The path leads down along the Rother, with the odd World War 2 concrete battlement dotting the landscape. The reserve is the largest shingle habitat in Europe, with a unique ecosystem. BB has spent a happy spring and summer watching wading birds raise their young.
These Sussex cattle were grazing quietly in the sunshine. Something I'd been looking forward to was snacking on the marsh samphire - otherwise known as glasswort. Here it is growing amongst sea purslane. BB had got permission from the warden for us to sample the glasswort - it's a tiny succulent plant that's crunchy and tastes of the sea. An excellent appetiser.
Another edible plant that grows all over the reserve is sea kale. After flowering, they're covered in green bobbles. BB says greenfinches love them.
Near the mouth of the Rother, there are WW2 gun emplacements: thank god we never needed to use them.
We were now very near the point where the Rother meets the sea.

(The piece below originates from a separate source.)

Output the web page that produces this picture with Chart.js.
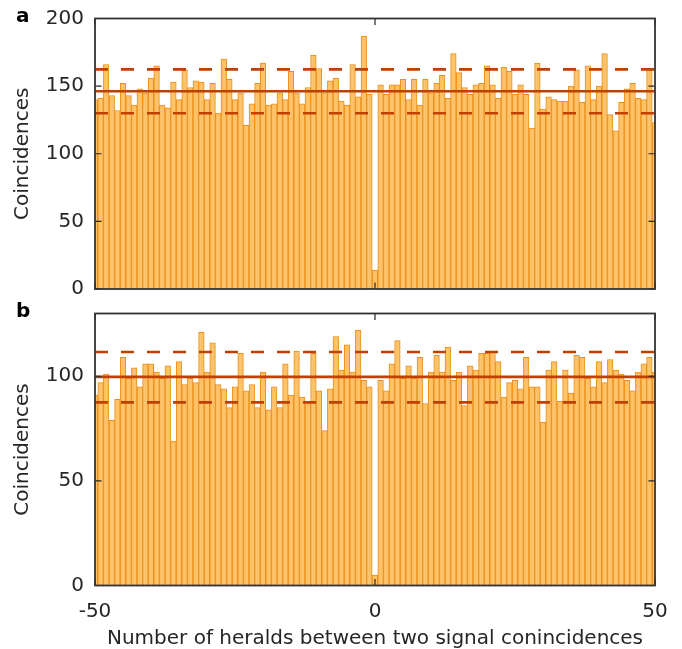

Small fishing boats were returning from work, heading back to the harbour.
We finally settled down on the shingle shore for our lunch, having worked up a fine appetite. BB set up his spotting scope and scanned the horizon for huge container ships travelling from Rotterdam to British ports. He found one, bobbing up and down on the swell. The sea was very fierce on the shore and it got a bit chilly when the sun went in - it was one of those English summer days when you need t-shirt AND fleece, just in case.

We swigged our ginger beer and toasted a fine day out.